Reusing Base Model Parts to Save Space Across multiple Classifiers


I was wondering whether it would be possible to get some advice on saving memory/space efficient by reusing model parts across multiple related text classifiers.

I recently trained a set of models in the same domain (trying to classify unusual employment statuses from job titles), each using en_core_web_sm. These models were intended to semantically discriminate out false positives from a sub-string extraction. I want to keep these models separate, rather than turn them into a multi-classifier, as they've all been trained on a narrow pre-filtered selection of input data points, and therefore perform badly when this is widened.

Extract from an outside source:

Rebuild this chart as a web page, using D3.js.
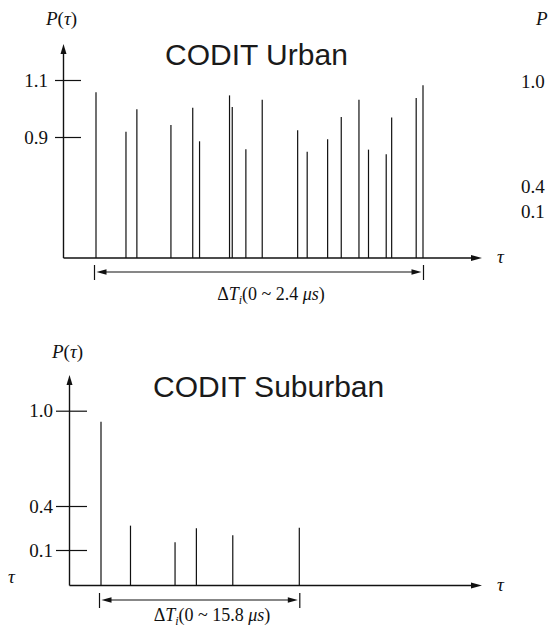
<!DOCTYPE html>
<html lang="en">
<head>
    <meta charset="UTF-8">
    <title>CODIT power delay profiles</title>
    <script src="https://d3js.org/d3.v7.min.js"></script>
    <style>
        body { margin: 0; background: #fff; }
        svg { display: block; }
        .serif { font-family: "Liberation Serif", "Times New Roman", serif; font-size: 19px; fill: #111; }
        .title { font-family: "Liberation Sans", Arial, sans-serif; font-size: 30px; fill: #1a1a1a; }
    </style>
    <script>
        // delays in microseconds, relative power
        const urbanDelays = [0.00, 0.22, 0.30, 0.55, 0.71, 0.76, 0.98, 1.00, 1.10, 1.22,
                             1.48, 1.55, 1.70, 1.80, 1.93, 2.00, 2.13, 2.17, 2.35, 2.40];
        const urbanPower = [1.057, 0.918, 0.997, 0.942, 1.003, 0.868, 1.046, 1.005, 0.808, 1.031,
                            0.924, 0.791, 0.883, 0.970, 1.031, 0.806, 0.771, 0.968, 1.037, 1.082];
        const urbanTicks = [0.9, 1.1];

        const suburbanDelays = [0.0, 2.35, 5.9, 7.6, 10.5, 15.8];
        const suburbanPower = [0.93, 0.266, 0.152, 0.248, 0.20, 0.252];
        const suburbanTicks = [0.1, 0.4, 1.0];

        // neighbouring figure, cut off at the page edges
        const cutTicks = ["1.0", "0.4", "0.1"];

        function drawPanel(svg, p) {
            const g = svg.append("g");
            const x = d3.scaleLinear().domain([0, p.maxDelay]).range(p.xRange);
            const y = d3.scaleLinear().domain(p.yDomain).range(p.yRange);
            const base = y(0);

            // vertical axis with arrow
            g.append("line")
                .attr("x1", p.axisX).attr("x2", p.axisX)
                .attr("y1", base).attr("y2", p.yTop + 8)
                .attr("stroke", "#111").attr("stroke-width", 1.4);
            g.append("path")
                .attr("d", `M${p.axisX},${p.yTop} l-3,10 l6,0 z`)
                .attr("fill", "#111");

            // horizontal axis with arrow
            g.append("line")
                .attr("x1", p.axisX).attr("x2", 474)
                .attr("y1", base).attr("y2", base)
                .attr("stroke", "#111").attr("stroke-width", 1.4);
            g.append("path")
                .attr("d", `M482,${base} l-11,-3 l0,6 z`)
                .attr("fill", "#111");

            // ticks crossing the axis
            const yAxis = g.append("g")
                .attr("transform", `translate(${p.tickLeft},0)`)
                .call(d3.axisLeft(y).tickValues(p.ticks).tickSize(-p.tickLen).tickPadding(p.tickPad)
                    .tickFormat(d3.format(".1f")));
            yAxis.select(".domain").remove();
            yAxis.selectAll(".tick line").attr("stroke", "#111").attr("stroke-width", 1.2);
            yAxis.selectAll(".tick text")
                .attr("class", "serif")
                .attr("font-family", "Liberation Serif, Times New Roman, serif")
                .attr("font-size", 19).attr("fill", "#111");

            // impulses
            const taps = p.delays.map((d, i) => ({delay: d, power: p.power[i]}));
            g.selectAll(".tap")
                .data(taps)
                .join("line")
                .attr("class", "tap")
                .attr("x1", d => x(d.delay)).attr("x2", d => x(d.delay))
                .attr("y1", base).attr("y2", d => y(d.power))
                .attr("stroke", "#111").attr("stroke-width", 1.2);

            // P(tau) label
            const pl = g.append("text").attr("class", "serif")
                .attr("x", p.pLabel[0]).attr("y", p.pLabel[1]);
            pl.append("tspan").attr("font-style", "italic").text("P");
            pl.append("tspan").text("(");
            pl.append("tspan").attr("font-style", "italic").text("τ");
            pl.append("tspan").text(")");

            g.append("text").attr("class", "serif").attr("font-style", "italic")
                .attr("x", 497).attr("y", base + 5).text("τ");

            g.append("text").attr("class", "title")
                .attr("x", p.titleX).attr("y", p.titleY).text(p.title);

            // delay spread arrow
            const x0 = x(0) - 1.5, x1 = x(p.maxDelay) + 0.5, ay = p.spanY;
            g.append("line").attr("x1", x0).attr("x2", x0).attr("y1", ay - 7).attr("y2", ay + 8)
                .attr("stroke", "#111").attr("stroke-width", 1.2);
            g.append("line").attr("x1", x1).attr("x2", x1).attr("y1", ay - 7).attr("y2", ay + 8)
                .attr("stroke", "#111").attr("stroke-width", 1.2);
            g.append("line").attr("x1", x0 + 8).attr("x2", x1 - 8).attr("y1", ay).attr("y2", ay)
                .attr("stroke", "#111").attr("stroke-width", 1.1);
            g.append("path").attr("d", `M${x0 + 2},${ay} l10,-2.8 l0,5.6 z`).attr("fill", "#111");
            g.append("path").attr("d", `M${x1 - 2},${ay} l-10,-2.8 l0,5.6 z`).attr("fill", "#111");

            const t = g.append("text").attr("class", "serif").attr("font-size", 18)
                .style("font-size", "18px")
                .attr("text-anchor", "middle")
                .attr("x", p.spanLabel[0]).attr("y", p.spanLabel[1]);
            t.append("tspan").text("Δ");
            t.append("tspan").attr("font-style", "italic").text("T");
            t.append("tspan").attr("font-style", "italic").style("font-size", "12px").attr("dy", 4).text("i");
            t.append("tspan").attr("dy", -4).text("(0 ~ " + p.maxDelay + " ");
            t.append("tspan").attr("font-style", "italic").text("μs");
            t.append("tspan").text(")");
        }

        document.addEventListener("DOMContentLoaded", function() {
            const svg = d3.select("svg").attr("width", 548).attr("height", 633);

            drawPanel(svg, {
                title: "CODIT Urban", titleX: 165, titleY: 65,
                delays: urbanDelays, power: urbanPower, ticks: urbanTicks,
                maxDelay: 2.4, xRange: [96, 423],
                yDomain: [0, 0.9, 1.1], yRange: [258, 137, 80],
                axisX: 63.5, yTop: 44, tickLeft: 55, tickLen: 26, tickPad: 7,
                pLabel: [46, 25], spanY: 272, spanLabel: [271, 300]
            });

            drawPanel(svg, {
                title: "CODIT Suburban", titleX: 153, titleY: 397,
                delays: suburbanDelays, power: suburbanPower, ticks: suburbanTicks,
                maxDelay: 15.8, xRange: [101, 299.3],
                yDomain: [0, 0.1, 0.4, 1.0], yRange: [585.5, 550, 506, 410.7],
                axisX: 69.5, yTop: 375, tickLeft: 56, tickLen: 31, tickPad: 3,
                pLabel: [52, 358], spanY: 600, spanLabel: [212, 621]
            });

            // cut-off labels of the neighbouring figures
            svg.selectAll(".cut")
                .data(cutTicks)
                .join("text")
                .attr("class", "serif cut")
                .attr("x", 521)
                .attr("y", (d, i) => [88, 193, 218][i])
                .text(d => d);
            svg.append("text").attr("class", "serif").attr("font-style", "italic")
                .attr("x", 536).attr("y", 25).text("P");
            svg.append("text").attr("class", "serif").attr("font-style", "italic")
                .attr("x", 8).attr("y", 583).text("τ");
        });
    </script>
</head>
<body>
    <svg></svg>
</body>
</html>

However it would be amazing if the four output models I've trained could reuse common pieces through the same spacy loader: the parser, the tagger etc, as this would reduce the memory and storage demands by ~ 4x. I was formerly advised this could be done by using the first output model as the spacy_model argument to train the subsequent models as below, but this hasn't seemed to make the model directories any smaller.

python -m prodigy train textcat grads_final en_core_web_sm --output grad_model --eval-split 0.15
python -m prodigy train textcat intern_final grad_model --output intern_model --eval-split 0.15
python -m prodigy train textcat contractor_final grad_model --output contractor_model --eval-split 0.
python -m prodigy train textcat trainee_final grad_model --output trainee_model --eval-split 0.15

Any suggestions appreciated :slight_smile:..

How large is your model and what takes up the most space? The en_core_web_sm model and its components should be very small – the only thing that usually makes a difference in terms of size are word vectors.

The approach here will use the base model and add a text classification component to it, or update the text classifier if it's already available. So I'm not 100% sure that workflow does what you want? Because you're essentially updating the same classifier multiple times with different data.

Yes, they are all fairly small, each about 18.5 Mb. For each of the models the parser, ner, and tagger combined take up ~ 11.5 Mb, and unless I'm mistaken are identical? I guess ultimately it would be nice if I was able to reuse these parts across the four models?